We believe in the law of justice by which actions generate consequences, whether to be manifested in this life or the life to come.

This is a foundational belief of all the great spiritual traditions of the world. In Eastern religions and philosophies it is known as "karma." In the Hebrew scriptures, God promised that those who follow His commandments will experience blessings, and that judgments will befall those who do wrong (Deut. 30:15-20, Ps. 1:1-6, Prov. 3:33). Sinful actions were to be repaid in direct proportion to the violation of moral law (Ex. 21:23-25, Lev. 24:17-20). In the Gospel, Jesus offered a similar illustration of the proportionality and balance of the scales of divine justice, warning that those who take up the sword will die by the sword (Mat. 26:52). On the other side of the coin, he promised great benefits for those who devote their lives to God's calling (Mat. 19:29).

Obviously, people do not always get what they deserve -- either good or bad -- in this life. Therefore, spiritual traditions teach that life of individual human beings continues after death in some form, and that in the life to come, justice will be served. If a person has not already received the benefits or penalties of their actions in this life, they will surely receive it in the next (Gal. 6:7-8, Rev. 20:12). The law of justice necessitates that there be moral consequences for actions (1 Cor. 15:19,32). The afterlife may be comparatively "heavenly" or "hellish" for a particular individual depending on how they lived their life on earth (Mat. 18:34-35, Luke 6:37).

The Bible does not offer much detail about the specific nature of the afterlife, so that remains largely open to personal interpretation and speculation. But the Bible does promise in many passages that reward and punishment after physical death are real and to be taken seriously. Some people believe that heaven and hell are places that exist in a separate spiritual dimension of reality; others believe they are states of being that can occur in any location, even right here on earth. Jesus made the remarkable statement that "the Kingdom of God is within you." (Luke 17:21). It could be that wherever a soul may go in God's vast and multidimensional universe -- in this body or outside of the body -- one's own past actions and present character play a significant role in generating the reality that one experiences, whether that be positive or negative.

Another thing the Bible makes clear is that the purpose of "hell" or suffering is not to torture people, but to cause them to learn from their mistakes and grow closer to perfection. Divine judgment is reformative, not vindictive. The word used in the original Greek New Testament is kolasis, which means a beneficial chastening such as a gardener prunes a vine to remove dead vegetation and make it grow more fruitfully.

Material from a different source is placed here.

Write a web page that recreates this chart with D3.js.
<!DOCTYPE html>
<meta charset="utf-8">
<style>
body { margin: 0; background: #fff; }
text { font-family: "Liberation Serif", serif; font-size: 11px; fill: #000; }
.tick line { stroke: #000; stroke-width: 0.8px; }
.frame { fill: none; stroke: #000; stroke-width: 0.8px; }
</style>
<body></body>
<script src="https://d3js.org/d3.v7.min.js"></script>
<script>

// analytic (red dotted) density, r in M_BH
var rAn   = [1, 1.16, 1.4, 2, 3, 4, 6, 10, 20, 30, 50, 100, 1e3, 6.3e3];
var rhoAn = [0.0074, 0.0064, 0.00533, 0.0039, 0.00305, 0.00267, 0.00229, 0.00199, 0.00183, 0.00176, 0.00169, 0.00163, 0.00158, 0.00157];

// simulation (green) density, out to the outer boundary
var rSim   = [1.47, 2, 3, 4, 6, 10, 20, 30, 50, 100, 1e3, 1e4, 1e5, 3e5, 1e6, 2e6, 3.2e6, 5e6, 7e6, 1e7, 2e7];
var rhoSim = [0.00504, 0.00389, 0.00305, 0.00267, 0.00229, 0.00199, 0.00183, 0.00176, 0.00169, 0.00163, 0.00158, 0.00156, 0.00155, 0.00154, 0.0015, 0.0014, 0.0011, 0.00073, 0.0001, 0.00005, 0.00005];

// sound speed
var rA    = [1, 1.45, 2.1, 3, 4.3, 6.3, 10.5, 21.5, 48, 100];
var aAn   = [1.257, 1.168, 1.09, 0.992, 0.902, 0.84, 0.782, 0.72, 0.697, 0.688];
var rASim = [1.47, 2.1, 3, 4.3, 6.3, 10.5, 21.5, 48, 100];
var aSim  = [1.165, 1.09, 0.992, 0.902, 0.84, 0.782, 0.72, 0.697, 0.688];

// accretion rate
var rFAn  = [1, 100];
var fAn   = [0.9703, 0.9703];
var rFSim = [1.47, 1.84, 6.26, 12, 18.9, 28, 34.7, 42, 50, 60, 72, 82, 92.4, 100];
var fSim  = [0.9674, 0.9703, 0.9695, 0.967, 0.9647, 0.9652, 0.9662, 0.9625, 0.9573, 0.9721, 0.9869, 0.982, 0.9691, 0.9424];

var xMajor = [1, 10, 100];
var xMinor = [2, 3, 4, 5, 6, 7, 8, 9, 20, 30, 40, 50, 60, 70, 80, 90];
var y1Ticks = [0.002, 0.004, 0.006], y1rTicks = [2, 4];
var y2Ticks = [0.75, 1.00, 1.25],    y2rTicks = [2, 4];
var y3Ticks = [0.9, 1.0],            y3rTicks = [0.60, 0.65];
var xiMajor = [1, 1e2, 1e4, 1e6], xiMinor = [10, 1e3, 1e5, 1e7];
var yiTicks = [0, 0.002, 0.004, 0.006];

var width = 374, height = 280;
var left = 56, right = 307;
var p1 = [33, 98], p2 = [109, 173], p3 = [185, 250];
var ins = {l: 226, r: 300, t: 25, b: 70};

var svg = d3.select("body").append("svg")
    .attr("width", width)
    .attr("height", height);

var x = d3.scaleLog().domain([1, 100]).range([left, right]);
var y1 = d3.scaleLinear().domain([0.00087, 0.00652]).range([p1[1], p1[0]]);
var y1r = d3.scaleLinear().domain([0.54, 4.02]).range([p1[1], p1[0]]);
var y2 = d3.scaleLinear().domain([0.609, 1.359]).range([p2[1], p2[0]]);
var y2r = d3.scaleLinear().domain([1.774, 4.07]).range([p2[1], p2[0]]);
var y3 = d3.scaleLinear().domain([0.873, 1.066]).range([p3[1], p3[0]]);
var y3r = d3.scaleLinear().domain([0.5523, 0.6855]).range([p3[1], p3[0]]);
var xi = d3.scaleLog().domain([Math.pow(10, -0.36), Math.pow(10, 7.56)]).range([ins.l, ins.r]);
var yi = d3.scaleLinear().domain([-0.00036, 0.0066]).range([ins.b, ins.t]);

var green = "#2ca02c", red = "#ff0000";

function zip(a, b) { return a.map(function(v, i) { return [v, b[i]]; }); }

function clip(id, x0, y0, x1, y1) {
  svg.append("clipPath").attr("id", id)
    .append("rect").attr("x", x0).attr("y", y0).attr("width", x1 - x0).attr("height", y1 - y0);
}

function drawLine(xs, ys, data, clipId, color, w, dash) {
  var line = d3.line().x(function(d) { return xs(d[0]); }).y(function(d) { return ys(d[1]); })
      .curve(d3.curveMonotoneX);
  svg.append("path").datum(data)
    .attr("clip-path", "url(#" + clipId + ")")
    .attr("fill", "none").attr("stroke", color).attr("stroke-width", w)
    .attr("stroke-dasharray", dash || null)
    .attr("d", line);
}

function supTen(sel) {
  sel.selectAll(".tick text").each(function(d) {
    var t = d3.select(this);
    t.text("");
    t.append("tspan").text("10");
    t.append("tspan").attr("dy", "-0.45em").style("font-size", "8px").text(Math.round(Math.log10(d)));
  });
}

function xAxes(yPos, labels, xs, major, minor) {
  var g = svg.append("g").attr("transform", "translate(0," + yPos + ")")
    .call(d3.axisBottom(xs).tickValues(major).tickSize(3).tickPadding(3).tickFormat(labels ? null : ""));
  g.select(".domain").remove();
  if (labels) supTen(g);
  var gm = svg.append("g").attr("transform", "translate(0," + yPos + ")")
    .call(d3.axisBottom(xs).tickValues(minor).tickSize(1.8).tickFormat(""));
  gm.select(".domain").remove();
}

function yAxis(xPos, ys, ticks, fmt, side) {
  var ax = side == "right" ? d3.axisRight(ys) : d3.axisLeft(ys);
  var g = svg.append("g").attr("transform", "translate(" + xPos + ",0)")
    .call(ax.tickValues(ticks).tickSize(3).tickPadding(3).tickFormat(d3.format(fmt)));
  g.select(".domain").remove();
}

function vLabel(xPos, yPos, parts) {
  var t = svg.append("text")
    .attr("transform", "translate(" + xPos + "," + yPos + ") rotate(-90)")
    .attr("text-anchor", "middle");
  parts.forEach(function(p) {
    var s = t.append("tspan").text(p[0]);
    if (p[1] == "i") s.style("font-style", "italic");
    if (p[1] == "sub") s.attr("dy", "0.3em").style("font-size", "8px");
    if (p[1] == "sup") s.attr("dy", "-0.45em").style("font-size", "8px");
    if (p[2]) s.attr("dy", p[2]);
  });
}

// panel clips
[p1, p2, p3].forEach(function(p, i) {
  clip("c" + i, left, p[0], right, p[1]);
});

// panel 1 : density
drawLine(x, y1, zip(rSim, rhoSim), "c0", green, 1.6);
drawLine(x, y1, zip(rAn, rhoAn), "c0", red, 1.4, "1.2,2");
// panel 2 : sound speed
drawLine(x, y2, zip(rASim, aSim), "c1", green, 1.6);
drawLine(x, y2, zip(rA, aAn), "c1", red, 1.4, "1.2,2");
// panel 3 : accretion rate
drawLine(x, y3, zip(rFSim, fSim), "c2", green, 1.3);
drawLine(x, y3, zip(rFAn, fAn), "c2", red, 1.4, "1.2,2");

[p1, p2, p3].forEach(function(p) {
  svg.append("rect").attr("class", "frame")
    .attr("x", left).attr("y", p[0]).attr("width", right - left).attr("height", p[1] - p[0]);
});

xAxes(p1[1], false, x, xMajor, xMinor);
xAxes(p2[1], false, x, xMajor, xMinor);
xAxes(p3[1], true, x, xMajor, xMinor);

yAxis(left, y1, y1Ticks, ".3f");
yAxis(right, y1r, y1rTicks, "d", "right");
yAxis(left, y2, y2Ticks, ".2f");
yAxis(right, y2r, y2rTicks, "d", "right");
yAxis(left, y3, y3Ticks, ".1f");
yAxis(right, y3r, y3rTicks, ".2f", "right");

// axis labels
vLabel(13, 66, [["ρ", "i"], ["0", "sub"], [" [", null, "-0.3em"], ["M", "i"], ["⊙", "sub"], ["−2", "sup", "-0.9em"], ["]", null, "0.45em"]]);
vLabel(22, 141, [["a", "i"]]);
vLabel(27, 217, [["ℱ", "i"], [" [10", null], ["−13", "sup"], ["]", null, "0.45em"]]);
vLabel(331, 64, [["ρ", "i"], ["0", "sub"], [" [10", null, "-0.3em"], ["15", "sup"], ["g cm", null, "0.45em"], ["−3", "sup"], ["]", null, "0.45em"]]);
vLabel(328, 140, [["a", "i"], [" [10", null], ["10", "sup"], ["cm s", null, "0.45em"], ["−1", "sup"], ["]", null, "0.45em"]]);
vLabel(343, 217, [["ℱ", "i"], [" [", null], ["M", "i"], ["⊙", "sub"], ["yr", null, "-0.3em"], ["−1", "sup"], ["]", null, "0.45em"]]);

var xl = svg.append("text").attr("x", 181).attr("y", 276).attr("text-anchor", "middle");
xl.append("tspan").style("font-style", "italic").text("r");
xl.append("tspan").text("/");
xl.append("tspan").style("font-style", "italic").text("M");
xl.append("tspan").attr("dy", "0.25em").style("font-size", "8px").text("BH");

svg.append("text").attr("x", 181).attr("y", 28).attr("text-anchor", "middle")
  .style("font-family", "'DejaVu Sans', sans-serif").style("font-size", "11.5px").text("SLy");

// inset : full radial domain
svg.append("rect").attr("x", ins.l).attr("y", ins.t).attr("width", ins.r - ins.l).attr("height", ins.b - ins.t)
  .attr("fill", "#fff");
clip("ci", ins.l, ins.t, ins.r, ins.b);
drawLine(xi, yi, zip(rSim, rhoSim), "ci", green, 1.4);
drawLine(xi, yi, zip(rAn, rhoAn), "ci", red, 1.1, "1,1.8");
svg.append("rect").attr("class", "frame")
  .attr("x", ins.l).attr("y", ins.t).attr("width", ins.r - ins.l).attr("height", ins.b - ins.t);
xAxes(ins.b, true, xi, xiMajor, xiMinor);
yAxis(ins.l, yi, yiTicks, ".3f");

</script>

Proportionality also ensures that any judgments upon a soul by God must be temporary and limited, since the sin that caused those judgments to ensue was also limited. This is a basic, Biblical teaching about divine justice -- and it is also common sense. The word used in the original New Testament to express this limited judgment is aionios, which means lasting for a distinct age or period of time with a beginning and an end. It is the Greek word from which we derive the English word eon, and it was used in the time of Jesus to refer to a period lasting anywhere from the length of a man's life to a thousand years. There is no such thing as "eternal" hell, despite what many Christians have been led to believe based on mistranslations of the Bible.